European Medium Term Notes Programme
In October 2012 the Bank set up a EUR 10 billion European Medium Term Note Programme. The EMTN Programme is used both for public deals and private placements for tenors greater than one year.
The Bloomberg ticker for the bonds issued under the EMTN Programme is ACHMEA <CORP>.
 
Trustee
Under the Trust agreement the Bank periodically pledges mortgage receivables to Stichting Trustee Achmea Hypotheekbank as collateral for some of the bank liabilities such as private loans and secured medium term notes (the “Secured EMTN Programme”). In the event of default by the Bank, investors can recover their investments from the pledged mortgage receivables.

It has been agreed with the Executive Committee of the Trustee that the value of the pledged mortgage debts will at all times be at least 7.5% in excess of the nominal value of the securitised loans.
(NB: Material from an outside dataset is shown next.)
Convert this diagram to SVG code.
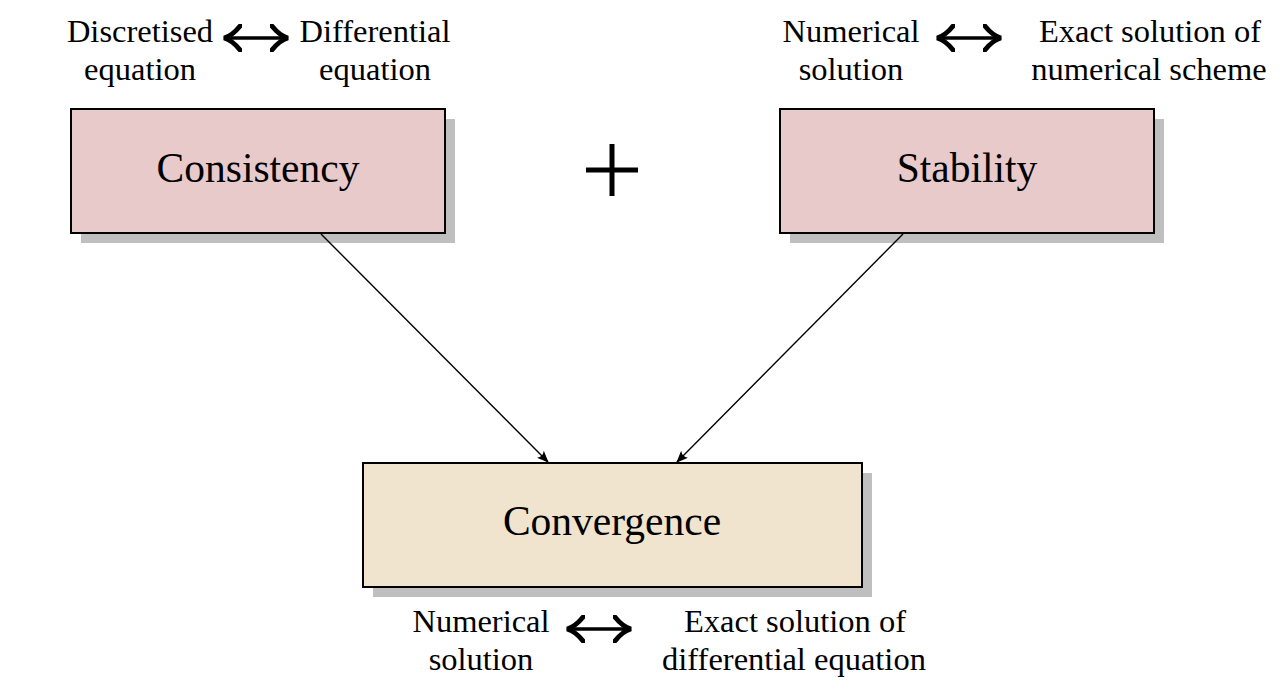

The Secured EMTN Programme is used to fund a limited portion of the mortgage portfolio.
 
Securitisation
Achmea Bank also uses securitisation as a funding source. In all securitisation transactions, the Bank assigns a portfolio of mortgage receivables to a special purpose vehicle (SPV) which issues Notes. With the proceeds of the notes the SPV can finance the assigned mortgage receivables, and with the received interest on the mortgage receivables the SPV can pay the interest on the notes. The director of these companies is Intertrust Management B.V. 
 
The securitisation vehicles of Achmea Bank are named Dutch Mortgage Portfolio Loans (“DMPL”), Dutch Residential Mortgage Portfolio (“DRMP”) and Securitized Guaranteed Mortgage Loans (“SGML”). The DMPL and DRMP securitisation transactions have been placed into international capital markets while the SGML securitisation transaction is a retained transaction whereby all the notes held by Achmea Bank.
 
The Bloomberg ticker for the bonds issued under the securitisation programmes is DMPL <MTGE>  DRMP <MTGE> and SGML <MTGE>.
 
Conditional Pass-Through Covered Bond Programme
Achmea Bank has set up a EUR 5,000,000,000 Conditional Pass Through Covered Bond Programme (“CPTCB”) in November 2017 to replace its existing soft bullet covered bond programme which has been terminated in October 2017.
 
The Achmea Conditional Pass Through Covered Bond Company (“ACPTCB”), a bankruptcy remote special purpose vehicle, provides the covered bond investors a guarantee for full payment of interest and principal on the outstanding bonds under the programme by pledging the mortgage receivables of Achmea Bank to the ACPTCB and a parallel debt agreement with the Security Trustee. For investors there is a so-called ‘double recourse’ which means that in the event of default of the Bank an investor has recourse on the bank and on the underlying mortgage portfolio.
 
The underlying portfolio consists of high quality Dutch residential mortgage loans. The programme is UCITS eligible and registered with the Dutch Central Bank (DNB). Issuances under this programme are compliant with CRR article 129. The bonds will be rated Aaa/AAA (Moody’s/Fitch).